There are many rules, tips, guidelines and strategies to follow when it comes to being with a Vietnamese guy, none of which is more important than the ONE that I am going to share with you today. So by chance if you happen to find that rare breed of unicorn that is the perfect Vietnamese guy, heed this advice not only if you are seeking to marry your Vietnamese man, but especially if you want to have a loving and happy relationship with his family as well. Ready? Here it is: Make sure that his mom is ugly.
You can spend your time vetting out the non-smoking, non-gambling, non-pool hall hustlin’, non-middle of the day cafe sua da drinking, dentist to bring home to mom and dad. And your parents will love that he doesn’t yell out “DO MA!” at the beginning of every other sentence. They’ll be ecstatic that he’s able to make his own money and buy his own home. And what they’ll really enjoy is that they can tell all the relatives that their son in law is a doctor (but really a dentist). However, none of these benefits of landing the perfect Vietnamese man matters once you meet HIS mom. His mom is the one that will make or break your self esteem and happiness with this guy. Why? Have you ever met an older Vietnamese woman? Chances are, on your first encounter with her, she checked you out from head to toe. Examined everything from your hair to your skin to your existent or nonexistent double eyelids.
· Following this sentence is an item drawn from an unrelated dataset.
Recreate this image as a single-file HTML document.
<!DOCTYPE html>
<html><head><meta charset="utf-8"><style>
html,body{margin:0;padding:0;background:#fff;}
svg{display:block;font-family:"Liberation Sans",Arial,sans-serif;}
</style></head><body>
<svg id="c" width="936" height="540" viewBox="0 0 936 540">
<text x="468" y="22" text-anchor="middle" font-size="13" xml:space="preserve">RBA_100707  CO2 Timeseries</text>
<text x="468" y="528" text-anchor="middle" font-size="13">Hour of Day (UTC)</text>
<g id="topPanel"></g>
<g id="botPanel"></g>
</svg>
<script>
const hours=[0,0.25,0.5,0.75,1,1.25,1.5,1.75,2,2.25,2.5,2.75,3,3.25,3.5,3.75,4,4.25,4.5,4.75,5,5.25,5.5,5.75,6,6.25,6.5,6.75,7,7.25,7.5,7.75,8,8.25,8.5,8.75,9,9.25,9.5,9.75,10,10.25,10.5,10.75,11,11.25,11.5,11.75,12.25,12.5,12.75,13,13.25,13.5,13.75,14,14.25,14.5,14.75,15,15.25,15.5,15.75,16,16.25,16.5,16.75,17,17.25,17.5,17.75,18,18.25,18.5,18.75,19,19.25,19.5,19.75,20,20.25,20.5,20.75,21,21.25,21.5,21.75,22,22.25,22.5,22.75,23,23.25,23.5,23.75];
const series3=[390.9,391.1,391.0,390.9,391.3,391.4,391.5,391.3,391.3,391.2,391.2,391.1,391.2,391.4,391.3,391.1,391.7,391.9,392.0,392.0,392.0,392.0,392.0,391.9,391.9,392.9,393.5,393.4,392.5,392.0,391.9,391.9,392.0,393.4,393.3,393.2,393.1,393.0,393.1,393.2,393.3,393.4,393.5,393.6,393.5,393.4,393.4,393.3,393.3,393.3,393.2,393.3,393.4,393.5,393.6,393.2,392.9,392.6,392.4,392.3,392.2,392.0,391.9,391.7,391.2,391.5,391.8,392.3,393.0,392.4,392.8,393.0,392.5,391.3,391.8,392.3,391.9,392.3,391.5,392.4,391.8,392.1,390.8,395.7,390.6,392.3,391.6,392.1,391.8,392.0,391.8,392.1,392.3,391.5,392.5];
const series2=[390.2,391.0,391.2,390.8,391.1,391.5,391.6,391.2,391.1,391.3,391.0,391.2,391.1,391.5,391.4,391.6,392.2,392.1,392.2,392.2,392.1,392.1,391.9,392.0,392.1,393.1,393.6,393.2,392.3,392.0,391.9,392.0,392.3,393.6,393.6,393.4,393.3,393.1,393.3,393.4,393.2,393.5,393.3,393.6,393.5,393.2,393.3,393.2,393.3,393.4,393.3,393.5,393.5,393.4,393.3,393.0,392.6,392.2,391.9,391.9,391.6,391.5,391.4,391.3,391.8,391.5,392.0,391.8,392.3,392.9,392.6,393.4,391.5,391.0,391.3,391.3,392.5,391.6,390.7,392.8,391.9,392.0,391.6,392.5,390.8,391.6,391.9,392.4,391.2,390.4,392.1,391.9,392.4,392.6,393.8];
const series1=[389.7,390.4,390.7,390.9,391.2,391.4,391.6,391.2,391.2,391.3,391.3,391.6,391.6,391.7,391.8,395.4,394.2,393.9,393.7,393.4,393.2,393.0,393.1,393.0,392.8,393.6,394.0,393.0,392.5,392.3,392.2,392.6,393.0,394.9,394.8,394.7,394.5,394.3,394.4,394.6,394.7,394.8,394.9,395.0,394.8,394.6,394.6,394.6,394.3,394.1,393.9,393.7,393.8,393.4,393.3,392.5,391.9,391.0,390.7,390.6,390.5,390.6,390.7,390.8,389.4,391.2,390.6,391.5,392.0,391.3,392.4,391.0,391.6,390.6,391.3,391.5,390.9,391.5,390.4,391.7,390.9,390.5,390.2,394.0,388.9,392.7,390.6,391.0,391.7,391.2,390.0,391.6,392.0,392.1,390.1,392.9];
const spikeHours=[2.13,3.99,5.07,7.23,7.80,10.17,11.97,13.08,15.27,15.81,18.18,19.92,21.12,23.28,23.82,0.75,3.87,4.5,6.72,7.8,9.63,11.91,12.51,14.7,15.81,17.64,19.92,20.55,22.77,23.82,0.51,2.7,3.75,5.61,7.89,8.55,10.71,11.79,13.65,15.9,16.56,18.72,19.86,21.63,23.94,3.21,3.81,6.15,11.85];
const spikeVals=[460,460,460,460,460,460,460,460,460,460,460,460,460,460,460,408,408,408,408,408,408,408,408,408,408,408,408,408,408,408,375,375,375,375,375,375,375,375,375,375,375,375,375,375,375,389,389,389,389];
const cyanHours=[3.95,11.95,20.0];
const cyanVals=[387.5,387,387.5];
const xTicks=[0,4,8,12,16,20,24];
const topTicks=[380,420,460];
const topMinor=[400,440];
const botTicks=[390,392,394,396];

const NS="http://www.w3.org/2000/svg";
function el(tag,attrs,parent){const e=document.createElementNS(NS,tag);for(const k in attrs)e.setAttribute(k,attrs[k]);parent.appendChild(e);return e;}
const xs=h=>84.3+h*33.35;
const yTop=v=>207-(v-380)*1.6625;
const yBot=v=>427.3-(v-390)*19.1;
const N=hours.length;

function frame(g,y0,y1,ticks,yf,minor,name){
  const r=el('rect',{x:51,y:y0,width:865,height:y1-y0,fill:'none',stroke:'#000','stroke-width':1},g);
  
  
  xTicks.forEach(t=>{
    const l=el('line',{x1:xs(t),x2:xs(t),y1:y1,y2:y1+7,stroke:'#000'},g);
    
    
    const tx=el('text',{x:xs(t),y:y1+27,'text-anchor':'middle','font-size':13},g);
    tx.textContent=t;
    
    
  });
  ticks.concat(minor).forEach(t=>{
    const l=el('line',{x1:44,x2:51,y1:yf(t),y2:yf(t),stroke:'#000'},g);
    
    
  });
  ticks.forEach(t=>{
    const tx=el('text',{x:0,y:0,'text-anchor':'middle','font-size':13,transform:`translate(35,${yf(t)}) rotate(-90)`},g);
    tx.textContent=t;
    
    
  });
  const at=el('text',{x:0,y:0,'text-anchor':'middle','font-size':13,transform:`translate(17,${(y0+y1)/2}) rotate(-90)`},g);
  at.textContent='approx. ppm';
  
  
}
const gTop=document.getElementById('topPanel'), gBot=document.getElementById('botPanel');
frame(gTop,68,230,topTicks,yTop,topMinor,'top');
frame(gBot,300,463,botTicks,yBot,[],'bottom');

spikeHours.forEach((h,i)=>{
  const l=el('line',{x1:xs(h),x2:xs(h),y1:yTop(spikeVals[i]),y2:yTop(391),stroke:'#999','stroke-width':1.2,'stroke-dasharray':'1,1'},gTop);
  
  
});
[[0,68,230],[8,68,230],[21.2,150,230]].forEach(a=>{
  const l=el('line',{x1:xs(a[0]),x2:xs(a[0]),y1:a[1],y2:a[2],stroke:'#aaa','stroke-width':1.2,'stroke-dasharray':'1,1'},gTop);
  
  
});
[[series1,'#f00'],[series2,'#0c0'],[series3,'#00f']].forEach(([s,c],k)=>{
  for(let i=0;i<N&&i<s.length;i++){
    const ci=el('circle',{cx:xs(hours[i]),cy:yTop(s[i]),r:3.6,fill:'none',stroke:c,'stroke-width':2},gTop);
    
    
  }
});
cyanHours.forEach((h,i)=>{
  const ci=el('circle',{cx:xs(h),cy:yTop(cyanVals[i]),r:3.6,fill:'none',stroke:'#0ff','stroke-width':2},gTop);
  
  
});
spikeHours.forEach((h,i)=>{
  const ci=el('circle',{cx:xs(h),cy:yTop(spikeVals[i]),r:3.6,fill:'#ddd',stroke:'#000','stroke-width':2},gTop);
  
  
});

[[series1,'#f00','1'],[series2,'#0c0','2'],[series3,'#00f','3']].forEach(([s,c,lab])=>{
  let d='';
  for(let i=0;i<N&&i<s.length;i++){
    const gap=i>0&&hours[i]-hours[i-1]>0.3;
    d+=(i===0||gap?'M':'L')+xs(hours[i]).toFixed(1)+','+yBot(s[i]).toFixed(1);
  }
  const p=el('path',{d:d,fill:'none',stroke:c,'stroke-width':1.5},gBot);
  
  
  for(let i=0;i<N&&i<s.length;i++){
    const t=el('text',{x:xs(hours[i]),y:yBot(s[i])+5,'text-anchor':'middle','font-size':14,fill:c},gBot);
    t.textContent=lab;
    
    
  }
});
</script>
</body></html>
She asked you about your family, your education and upbringing. Bottom line, Vietnamese moms are critical. My mom told me the other day to stop eating because I’m getting fat. (Thanks mom, I will commence starvation soon.)
Now if Vietnamese moms are innately critically, can you imagine if she had a hand in bringing up what in her eyes is the perfect Vietnamese man? Can you imagine the standards she would have for the woman who wants to take him away from her? On top of that, if she were a good looking older Vietnamese woman, the expectations she would have for her future daughter in law would be above that of the above average girl. I’m talking Miss Vietnam Universe, double eyelids galore, porcelain skin, 15 inch waist, nicely manicured nails while constantly doing dishes, perfectly shaped face, long healthy dark hair, and the likes of a Vietnamese goddess while wearing an ao dai. HOWEVER, if she were an ugly woman herself, she may be a little more forgiving when it comes to your physical flaws. A little on the heavy side? Well, if his mom is 5’3″ and tipping 210 on the scale, she’ll probably be less likely to call you the fatass. Got a lazy eye? Hope that his mom has a big ass goiter growing out of her neck. Now, the chances of encountering that hardass Vietnamese woman who is uber critical regardless of her own physical abnormalities are still there. But do hope your man’s mom is one of the humility and less likely to call you out for your kinky curly hair when she is balding. That way, even though she had higher hopes for her son marrying that imaginary Vietnamese goddess, she’ll leave you be with your less than perfect skin and flabby thighs.
So when you do find that perfect Vietnamese guy you intend to marry: a) double check to make sure he’s not already married; b) lemme know if he has an equally perfect brother; and c) pray that his mom is one ugly woman.
Thanks LL for giving me the OK to write this completely politcally incorrect post about our peepos.